Wo bleibt das „Verkaufen“ beim „Social Selling“ im B2B?

Ist im „Social Selling“ eigentlich drin, was draufsteht, also Verkaufen? Zumindest für den B2B Bereich sollte die Euphorie um das Thema differenziert gesehen werden.

Mit Social Selling streben Unternehmen Verkäufe unter Nutzung Sozialer Netzwerke an. Während das im B2C Geschäft leicht nachzuvollziehen ist und teilweise auch direkt durch Umsatz und Absatz messbar ist, erweist sich der Nachweis im B2B Geschäft als schwierig. Trotzdem erfreut sich das Thema auch im Verkauf an Unternehmenskunden großer Beliebtheit, manch einer spricht gar von der größten Innovation im Verkauf seit der Erfindung des Telefons. Ich sehe das kritisch und differenzierter.

Zunächst steht außer Frage, dass Soziale Netzwerke den B2B Verkauf bereichern. Vor allem auf LinkedIn, aber auch auf anderen Plattformen trifft man professionelle Entscheider, die beruflich, teils sogar privat präsent sind. Sie können analysiert werden, mit Informationen versorgt und kontaktiert werden. Beziehungen können aufgebaut und gepflegt werden. Das früher eher anonyme B2B-Marketing wird sehr passgenau und persönlich. Ein Riesenvorteil für den Verkaufsprozess für die Generierung von Leads, die Pflege von Kontaktdaten, Contentmarketing, Branding und natürlich auch die Begleitung von konkreten Geschäften.

Ich empfehle heute jeder und jedem im B2B Vertrieb, ein professionelles Profil, mindestens auf LinkedIn, zu pflegen, sich mit allen Geschäftskontakten zu verbinden und diese Möglichkeiten für die Beobachtung der relevanten Themen und Menschen zu nutzen, d.h. „Social Listening“ zu betreiben. Ich nenne das die Pflicht. Die Kür besteht darin, sich selbst durch kluges Posten und Reagieren auf andere Posts zu engagieren. Das ist noch relativ einfach, wenn man sich auf ein professionelles Social Media Marketing des eigenen Unternehmens verlassen kann und den Inhalt daraus beziehen, weiterleiten und ggfs. mit eigenen Statements multiplizieren kann.

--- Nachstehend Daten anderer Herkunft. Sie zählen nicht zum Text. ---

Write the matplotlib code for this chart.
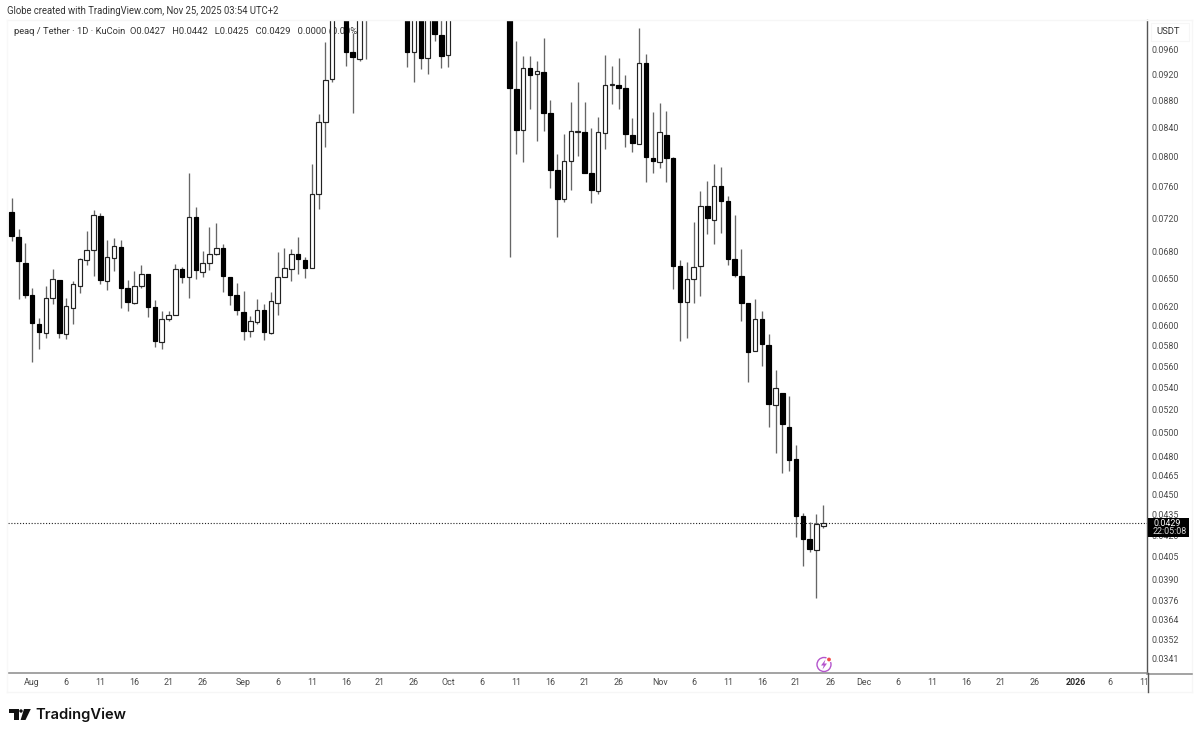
import numpy as np
import pandas as pd
import matplotlib
matplotlib.use('Agg')
import matplotlib.pyplot as plt
import matplotlib.dates as mdates
from matplotlib.patches import Rectangle, Circle, Polygon
from matplotlib.lines import Line2D
from matplotlib.transforms import Affine2D, Bbox, TransformedBbox

n = np.nan

# daily candles from Jul 29 2025, prices in 1/100000 USDT, nan = above the visible range
opens = [7281,6978,6676,6320,6013,5921,6291,6483,5911,6179,6420,6707,6822,7228,6472,
         6733,6860,6392,6231,6420,6549,6192,5838,6070,6112,6602,6519,7212,6575,6670,
         6779,6842,6513,6323,6143,5948,6039,6161,5921,6238,6513,6602,6779,6707,6620,
         7503,8484,9118,n,10345,9556,9443,10258,n,n,n,n,n,10345,9546,
         10345,9449,10345,9826,9498,n,n,n,n,n,n,n,n,10345,8969,
         8361,9290,9196,9237,8611,7812,7440,7932,8337,8333,7772,7545,8319,9035,9035,
         8980,8299,8169,9370,7981,7927,8299,7981,6642,6242,6491,6636,7348,7179,7610,
         7411,6722,6530,6231,5743,6064,5802,5245,5353,5052,4780,4343,4175,4095,4270]
highs = [7449,7066,6900,6392,6074,6420,6602,6483,6291,6472,6733,7050,7302,7261,6939,
         6959,6939,6483,6583,6650,6549,6266,6153,6153,6658,6631,7780,7343,6810,7090,
         7139,6892,6513,6453,6363,6098,6274,6224,6355,6802,6842,6830,6971,6738,7892,
         8592,9710,10523,n,10523,9865,10523,10703,n,n,n,n,n,10523,10523,
         10523,10523,10523,10523,10523,n,n,n,n,n,n,n,n,10523,9736,
         9491,9491,9411,9776,8803,8027,8309,8769,9072,8778,8398,8557,9503,9327,9449,
         9190,8533,9944,9519,8630,8758,8644,7994,6707,6681,7158,7545,7675,7892,7852,
         7478,7240,6834,6231,6274,6153,5914,5563,5353,5326,4895,4361,4299,4353,4420]
lows = [6931,6274,6284,5642,5763,5871,6224,5871,5864,6016,6345,6650,6530,6439,6374,
        6583,6179,6153,6224,6392,6091,5782,5763,6050,6112,6453,6291,6494,6513,6594,
        6761,6355,6213,6109,5854,5887,6013,5854,5914,6109,6513,6475,6549,6508,6620,
        7314,8123,9072,n,9327,8606,9406,9443,n,n,n,n,n,9306,9076,
        9274,9201,9736,9295,9316,n,n,n,n,n,n,n,n,6745,8027,
        7919,8674,8215,8355,7584,6978,7402,7554,8008,7772,7393,7503,8104,8743,8674,
        8131,8054,8169,7654,7772,7846,7654,6381,5845,5871,6231,6312,7007,6888,7018,
        6654,6519,6047,5454,5743,5604,5047,4829,4668,4686,4187,3987,4085,3778,4250]
closes = [6990,6696,6320,6023,5938,6291,6491,5921,6200,6442,6722,6819,7240,6483,6738,
          6869,6392,6242,6420,6549,6192,5842,6070,6112,6602,6519,7219,6594,6670,6779,
          6842,6524,6320,6161,5942,6043,6158,5932,6252,6513,6613,6779,6722,6620,7499,
          8484,9103,10345,n,9556,9466,10345,10523,n,n,n,n,n,9556,10345,
          9459,10345,9843,9491,10345,n,n,n,n,n,n,n,n,8980,8365,
          9290,9190,9243,8611,7820,7440,7932,8351,8347,7772,7554,8333,9035,9041,8984,
          8309,8178,9374,7994,7932,8341,7981,6642,6245,6491,6631,7348,7203,7610,7411,
          6722,6542,6231,5733,6064,5812,5254,5393,5073,4772,4343,4175,4102,4282,4290]

price_ticks = [0.0960,0.0920,0.0880,0.0840,0.0800,0.0760,0.0720,0.0680,0.0650,0.0620,0.0600,0.0580,0.0560,
               0.0540,0.0520,0.0500,0.0480,0.0465,0.0450,0.0435,0.0420,0.0405,0.0390,0.0376,0.0364,0.0352,0.0341]
date_ticks = ['2025-08-01','2025-08-06','2025-08-11','2025-08-16','2025-08-21','2025-08-26',
              '2025-09-01','2025-09-06','2025-09-11','2025-09-16','2025-09-21','2025-09-26',
              '2025-10-01','2025-10-06','2025-10-11','2025-10-16','2025-10-21','2025-10-26',
              '2025-11-01','2025-11-06','2025-11-11','2025-11-16','2025-11-21','2025-11-26',
              '2025-12-01','2025-12-06','2025-12-11','2025-12-16','2025-12-21','2025-12-26',
              '2026-01-01','2026-01-06','2026-01-11']
date_labels = ['Aug','6','11','16','21','26','Sep','6','11','16','21','26','Oct','6','11','16','21','26',
               'Nov','6','11','16','21','26','Dec','6','11','16','21','26','2026','6','11']
last_price = 0.0429

days = pd.date_range('2025-07-29', periods=120)
x = mdates.date2num(days)
o = np.array(opens, dtype=float) / 100000
h = np.array(highs, dtype=float) / 100000
l = np.array(lows, dtype=float) / 100000
c = np.array(closes, dtype=float) / 100000

W, H = 1200, 737
TICK_FONT = 'Roboto'
fig = plt.figure(figsize=(W / 100, H / 100), dpi=100, facecolor='white')
ax = fig.add_axes([8 / W, 1 - 673 / H, (1147 - 8) / W, (673 - 20) / H])
px = Affine2D().scale(1, -1).translate(0, H)

# wicks then bodies
ax.vlines(x, l, h, color='#666666', lw=0.95, zorder=2)
up = c >= o
ax.bar(x[up], (c - o)[up], bottom=o[up], width=0.66, facecolor='white', edgecolor='#222222', lw=0.85, zorder=3)
ax.bar(x[~up], (o - c)[~up], bottom=c[~up], width=0.66, facecolor='black', edgecolor='black', lw=0.85, zorder=3)
ax.axhline(last_price, color='#222222', lw=0.8, ls=(0, (1, 1.6)), zorder=4)

ax.set_yscale('log')
ax.set_ylim(0.033244, 0.10085)
ax.set_xlim(x[0] - 0.54, x[0] + 166.47)
ax.yaxis.tick_right()
ax.yaxis.set_minor_locator(matplotlib.ticker.NullLocator())
ax.yaxis.set_minor_formatter(matplotlib.ticker.NullFormatter())
ax.set_yticks(price_ticks)
ax.set_yticklabels(['%.4f' % v for v in price_ticks], fontsize=6.4, family=TICK_FONT, color='#4a4a4a')
ax.tick_params(axis='y', length=0, pad=3.5)
ax.set_xticks(mdates.date2num(pd.to_datetime(date_ticks)))
ax.set_xticklabels(date_labels, fontsize=6.4, family=TICK_FONT, color='#4a4a4a')
ax.tick_params(axis='x', length=0, pad=3.5)
for lab in ax.get_xticklabels():
    if lab.get_text() == '2026':
        lab.set_fontweight('bold')
        lab.set_color('#2a2a2a')
last_lab = ax.get_xticklabels()[-1]
last_lab.set_clip_box(TransformedBbox(Bbox([[0, 0], [1147 / W, 1]]), fig.transFigure))
last_lab.set_clip_on(True)
for side in ['top', 'left']:
    ax.spines[side].set_visible(False)
ax.spines['right'].set_color('#555555')
ax.spines['right'].set_linewidth(1.0)
ax.spines['bottom'].set_color('#8a8a8a')
ax.spines['bottom'].set_linewidth(1.1)

# frame around the chart
fig.add_artist(Line2D([7, 1192], [20, 20], color='#f6f6f6', lw=1, transform=px))
fig.add_artist(Line2D([7, 7], [20, 692], color='#f8f8f8', lw=1, transform=px))
fig.add_artist(Line2D([1192, 1192], [20, 692], color='#f6f6f6', lw=1, transform=px))
fig.add_artist(Line2D([7, 1192], [692, 692], color='#f6f6f6', lw=1, transform=px))
fig.add_artist(Line2D([1147, 1192], [673.5, 673.5], color='#8a8a8a', lw=1.1, transform=px))
fig.add_artist(Line2D([1147.5, 1147.5], [673, 692], color='#555555', lw=1.0, transform=px))

# header and legend line
fig.text(7 / W, 1 - 11.5 / H, 'Globe created with TradingView.com, Nov 25, 2025 03:54 UTC+2',
         fontsize=6.85, family='Roboto', color='#333333', va='center')
ax.text(13.5 / W, 1 - 31.5 / H, 'peaq / Tether · 1D · KuCoin  O0.0427   H0.0442   L0.0425   C0.0429   0.0000 (0.00%)',
        fontsize=6.75, family='Roboto', color='#333333', va='center', transform=fig.transFigure, zorder=1, clip_on=False)

# currency button
fig.add_artist(Rectangle((1151, 23), 38, 18, facecolor='white', edgecolor='#f6f6f6', lw=0.8, transform=px))
fig.text(1168.5 / W, 1 - 32 / H, 'USDT', fontsize=6.8, family='Roboto', color='#333333', ha='center', va='center')

# last price tag
fig.add_artist(Rectangle((1147.5, 518), 41.5, 19, facecolor='black', edgecolor='none', transform=px))
fig.text(1153 / W, 1 - 523.5 / H, '0.0429', fontsize=6.4, family=TICK_FONT, color='white', va='center')
fig.text(1153 / W, 1 - 532 / H, '22:05:08', fontsize=6.4, family=TICK_FONT, color='#d8d8d8', va='center')

# lightning badge
fig.add_artist(Circle((824, 664.5), 7, facecolor='white', edgecolor='#b455cc', lw=1.0, transform=px))
fig.add_artist(Polygon([(825.5, 659.5), (821, 665.5), (823.7, 665.5), (822.5, 669.5), (827, 663.5), (824.3, 663.5)],
                       closed=True, facecolor='#b455cc', edgecolor='none', transform=px))
fig.add_artist(Circle((829, 659.5), 3, facecolor='white', edgecolor='none', transform=px))
fig.add_artist(Circle((829, 659.5), 1.9, facecolor='#f24a4a', edgecolor='none', transform=px))

# TradingView logo
logo = [[(9.3, 709), (18.7, 709), (18.7, 720), (14, 720), (14, 712.5), (9.3, 712.5)],
        [(24, 709), (30.8, 709), (25.5, 720), (20.6, 720)]]
for pts in logo:
    fig.add_artist(Polygon(pts, closed=True, facecolor='#111111', edgecolor='none', transform=px))
fig.add_artist(Circle((21, 711), 1.7, facecolor='#111111', edgecolor='none', transform=px))
fig.text(35 / W, 1 - 714.5 / H, 'TradingView', fontsize=10.6, family='Inter', weight='semibold', color='#111111', va='center')

fig.savefig('out.png', dpi=100)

Es wird anspruchsvoller, wenn man sich selbst redaktionell mit eigenem Content engagieren möchte oder gar das Ziel hat, eine Personal Brand zu werden und damit einen Beitrag zu der eigentlichen Aufgabe, dem Verkaufen, zu leisten. Zweifellos hilft es einer guten Vertriebsperson, wenn mögliche Kunden sie und ihre Kompetenz über soziale Netze bereits kennen. Und sicher wird es auch Kunden geben, die sich direkt an solche Menschen wenden. Ich werde daher keine Vertriebspersönlichkeit davon abhalten, selbst zum Mikro-Influencer und Experten für die Themen zu werden, in denen man verkaufen möchte. Schon gar nicht, wenn dies mit großer Leidenschaft und nicht als „von oben verordnet“ geschieht. Dennoch empfehle ich, kritisch zu reflektieren, welche der eigenen Aktivitäten den größten Hebel auf den Verkauf haben. Gute Social Media Aktivitäten, dazu gehört nicht nur das Posten, sondern auch das Interagieren, kosten Zeit und damit die kostbarste Ressource guter Salesleute. Hier muss jeder selbst entscheiden, wo sie eingesetzt wird. Social Selling wird dem Begriff in den allermeisten B2B Situationen aber nicht gerecht, denn es wird nicht aktiv verkauft, sondern Verkaufsprozesse werden begleitet idealerweise gestärkt. Daneben gibt es vieles zu tun, dass den Abschluss eher fördert. Social Selling Aktivitäten sollten davon nicht ablenken.